- Description of the task
Reproduce each line of the material exactly, minus any picture.

# # # # #

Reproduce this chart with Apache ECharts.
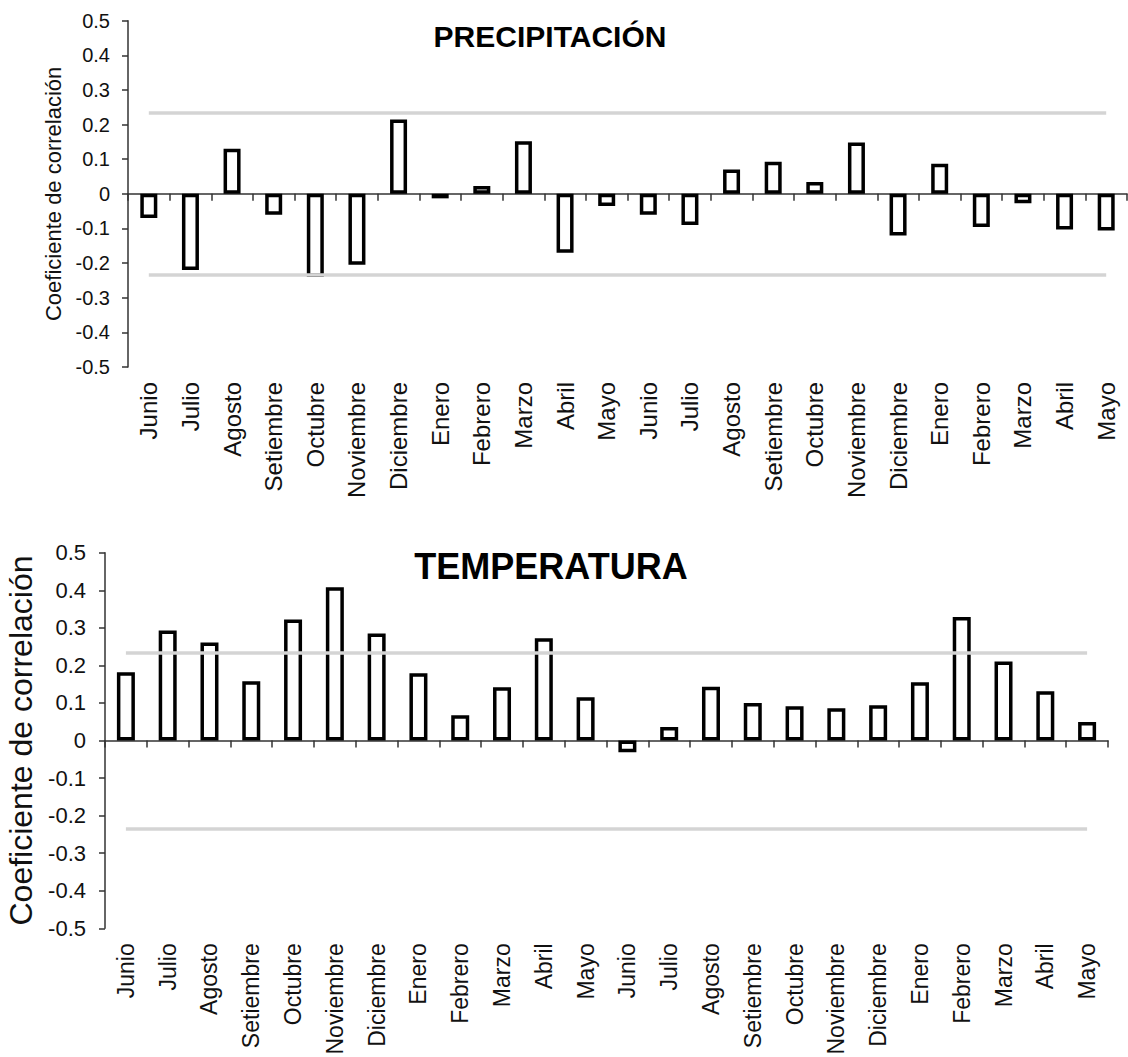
<!DOCTYPE html>
<html>
<head>
<meta charset="utf-8">
<script src="https://cdn.jsdelivr.net/npm/echarts@6/dist/echarts.min.js"></script>
<style>
html,body{margin:0;padding:0;background:#fff;}
#chart{width:1128px;height:1057px;}
</style>
</head>
<body>
<div id="chart"></div>
<script>
var months = ['Junio','Julio','Agosto','Setiembre','Octubre','Noviembre','Diciembre','Enero','Febrero','Marzo','Abril','Mayo',
              'Junio','Julio','Agosto','Setiembre','Octubre','Noviembre','Diciembre','Enero','Febrero','Marzo','Abril','Mayo'];
var precipitacion = [-0.07, -0.22, 0.13, -0.06, -0.24, -0.205, 0.215, -0.013, 0.023, 0.152, -0.17, -0.035,
                     -0.06, -0.09, 0.07, 0.093, 0.034, 0.148, -0.12, 0.087, -0.096, -0.027, -0.103, -0.106];
var temperatura = [0.182, 0.293, 0.261, 0.158, 0.322, 0.408, 0.285, 0.179, 0.067, 0.142, 0.272, 0.115,
                   -0.031, 0.036, 0.143, 0.100, 0.091, 0.086, 0.094, 0.155, 0.329, 0.21, 0.131, 0.049];
var criticalR = 0.234;
var titles = ['PRECIPITACIÓN', 'TEMPERATURA'];
var yName = 'Coeficiente de correlación';

var FONT = '"Liberation Sans", Arial, sans-serif';
var axisColor = '#333';
var textColor = '#111';

function limitLines(n) {
  return [
    [{coord: [0, criticalR]}, {coord: [n - 1, criticalR]}],
    [{coord: [0, -criticalR]}, {coord: [n - 1, -criticalR]}]
  ];
}

function zeroAxis(grid) {
  return {
    type: 'category', gridIndex: grid, data: months, position: 'bottom',
    axisLine: {show: true, onZero: true, lineStyle: {color: axisColor, width: 1.5}},
    axisTick: {show: true, interval: 0, length: 7, lineStyle: {color: axisColor, width: 1.5}},
    axisLabel: {show: false}, splitLine: {show: false}
  };
}
function labelAxis(grid, margin, size) {
  return {
    type: 'category', gridIndex: grid, data: months, position: 'bottom',
    axisLine: {show: false, onZero: false}, axisTick: {show: false},
    axisLabel: {show: true, interval: 0, rotate: 90, margin: margin, fontSize: size, fontFamily: FONT, color: textColor},
    splitLine: {show: false}
  };
}
function valueAxis(grid, labelSize, margin, nameSize, nameGap) {
  return {
    type: 'value', gridIndex: grid, min: -0.5, max: 0.5, interval: 0.1,
    axisLine: {show: true, lineStyle: {color: axisColor, width: 1.5}},
    axisTick: {show: true, length: 6, lineStyle: {color: axisColor, width: 1.5}},
    splitLine: {show: false},
    axisLabel: {fontSize: labelSize, margin: margin, fontFamily: FONT, color: textColor,
      formatter: function (v) { return String(Math.round(v * 10) / 10); }},
    name: yName, nameLocation: 'middle', nameGap: nameGap,
    nameTextStyle: {fontSize: nameSize, fontFamily: FONT, color: textColor, lineHeight: nameSize}
  };
}
function barSeries(xIdx, yIdx, data, bw) {
  return {
    type: 'bar', xAxisIndex: xIdx, yAxisIndex: yIdx, data: data, barWidth: bw,
    itemStyle: {color: '#ffffff', borderColor: '#000000', borderWidth: 3.5},
    markLine: {
      silent: true, symbol: 'none', label: {show: false},
      lineStyle: {color: '#d4d4d4', width: 3.5, type: 'solid'},
      emphasis: {disabled: true},
      data: limitLines(months.length)
    }
  };
}

var chart = echarts.init(document.getElementById('chart'), null, {renderer: 'svg'});
chart.setOption({
  animation: false,
  backgroundColor: '#ffffff',
  title: [
    {text: titles[0], left: 545, top: 16, textAlign: 'center',
     textStyle: {fontSize: 30, fontWeight: 'bold', fontFamily: FONT, color: '#000', lineHeight: 30}},
    {text: titles[1], left: 546, top: 543, textAlign: 'center',
     textStyle: {fontSize: 36, fontWeight: 'bold', fontFamily: FONT, color: '#000', lineHeight: 36}}
  ],
  grid: [
    {left: 128, top: 20.7, width: 999, height: 346.3, containLabel: false, outerBoundsMode: 'none'},
    {left: 105, top: 552.7, width: 1003, height: 375.6, containLabel: false, outerBoundsMode: 'none'}
  ],
  xAxis: [zeroAxis(0), labelAxis(0, 15, 24), zeroAxis(1), labelAxis(1, 15, 23)],
  yAxis: [valueAxis(0, 20, 18, 22, 62), valueAxis(1, 22, 19, 32, 62)],
  series: [
    barSeries(0, 0, precipitacion, 17),
    barSeries(2, 1, temperatura, 18)
  ]
});
</script>
</body>
</html>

# # # # #

- Response
Reproduce this chart with Apache ECharts.
<!DOCTYPE html>
<html>
<head>
<meta charset="utf-8">
<script src="https://cdn.jsdelivr.net/npm/echarts@6/dist/echarts.min.js"></script>
<style>
html,body{margin:0;padding:0;background:#fff;}
#chart{width:1128px;height:1057px;}
</style>
</head>
<body>
<div id="chart"></div>
<script>
var months = ['Junio','Julio','Agosto','Setiembre','Octubre','Noviembre','Diciembre','Enero','Febrero','Marzo','Abril','Mayo',
              'Junio','Julio','Agosto','Setiembre','Octubre','Noviembre','Diciembre','Enero','Febrero','Marzo','Abril','Mayo'];
var precipitacion = [-0.07, -0.22, 0.13, -0.06, -0.24, -0.205, 0.215, -0.013, 0.023, 0.152, -0.17, -0.035,
                     -0.06, -0.09, 0.07, 0.093, 0.034, 0.148, -0.12, 0.087, -0.096, -0.027, -0.103, -0.106];
var temperatura = [0.182, 0.293, 0.261, 0.158, 0.322, 0.408, 0.285, 0.179, 0.067, 0.142, 0.272, 0.115,
                   -0.031, 0.036, 0.143, 0.100, 0.091, 0.086, 0.094, 0.155, 0.329, 0.21, 0.131, 0.049];
var criticalR = 0.234;
var titles = ['PRECIPITACIÓN', 'TEMPERATURA'];
var yName = 'Coeficiente de correlación';

var FONT = '"Liberation Sans", Arial, sans-serif';
var axisColor = '#333';
var textColor = '#111';

function limitLines(n) {
  return [
    [{coord: [0, criticalR]}, {coord: [n - 1, criticalR]}],
    [{coord: [0, -criticalR]}, {coord: [n - 1, -criticalR]}]
  ];
}

function zeroAxis(grid) {
  return {
    type: 'category', gridIndex: grid, data: months, position: 'bottom',
    axisLine: {show: true, onZero: true, lineStyle: {color: axisColor, width: 1.5}},
    axisTick: {show: true, interval: 0, length: 7, lineStyle: {color: axisColor, width: 1.5}},
    axisLabel: {show: false}, splitLine: {show: false}
  };
}
function labelAxis(grid, margin, size) {
  return {
    type: 'category', gridIndex: grid, data: months, position: 'bottom',
    axisLine: {show: false, onZero: false}, axisTick: {show: false},
    axisLabel: {show: true, interval: 0, rotate: 90, margin: margin, fontSize: size, fontFamily: FONT, color: textColor},
    splitLine: {show: false}
  };
}
function valueAxis(grid, labelSize, margin, nameSize, nameGap) {
  return {
    type: 'value', gridIndex: grid, min: -0.5, max: 0.5, interval: 0.1,
    axisLine: {show: true, lineStyle: {color: axisColor, width: 1.5}},
    axisTick: {show: true, length: 6, lineStyle: {color: axisColor, width: 1.5}},
    splitLine: {show: false},
    axisLabel: {fontSize: labelSize, margin: margin, fontFamily: FONT, color: textColor,
      formatter: function (v) { return String(Math.round(v * 10) / 10); }},
    name: yName, nameLocation: 'middle', nameGap: nameGap,
    nameTextStyle: {fontSize: nameSize, fontFamily: FONT, color: textColor, lineHeight: nameSize}
  };
}
function barSeries(xIdx, yIdx, data, bw) {
  return {
    type: 'bar', xAxisIndex: xIdx, yAxisIndex: yIdx, data: data, barWidth: bw,
    itemStyle: {color: '#ffffff', borderColor: '#000000', borderWidth: 3.5},
    markLine: {
      silent: true, symbol: 'none', label: {show: false},
      lineStyle: {color: '#d4d4d4', width: 3.5, type: 'solid'},
      emphasis: {disabled: true},
      data: limitLines(months.length)
    }
  };
}

var chart = echarts.init(document.getElementById('chart'), null, {renderer: 'svg'});
chart.setOption({
  animation: false,
  backgroundColor: '#ffffff',
  title: [
    {text: titles[0], left: 545, top: 16, textAlign: 'center',
     textStyle: {fontSize: 30, fontWeight: 'bold', fontFamily: FONT, color: '#000', lineHeight: 30}},
    {text: titles[1], left: 546, top: 543, textAlign: 'center',
     textStyle: {fontSize: 36, fontWeight: 'bold', fontFamily: FONT, color: '#000', lineHeight: 36}}
  ],
  grid: [
    {left: 128, top: 20.7, width: 999, height: 346.3, containLabel: false, outerBoundsMode: 'none'},
    {left: 105, top: 552.7, width: 1003, height: 375.6, containLabel: false, outerBoundsMode: 'none'}
  ],
  xAxis: [zeroAxis(0), labelAxis(0, 15, 24), zeroAxis(1), labelAxis(1, 15, 23)],
  yAxis: [valueAxis(0, 20, 18, 22, 62), valueAxis(1, 22, 19, 32, 62)],
  series: [
    barSeries(0, 0, precipitacion, 17),
    barSeries(2, 1, temperatura, 18)
  ]
});
</script>
</body>
</html>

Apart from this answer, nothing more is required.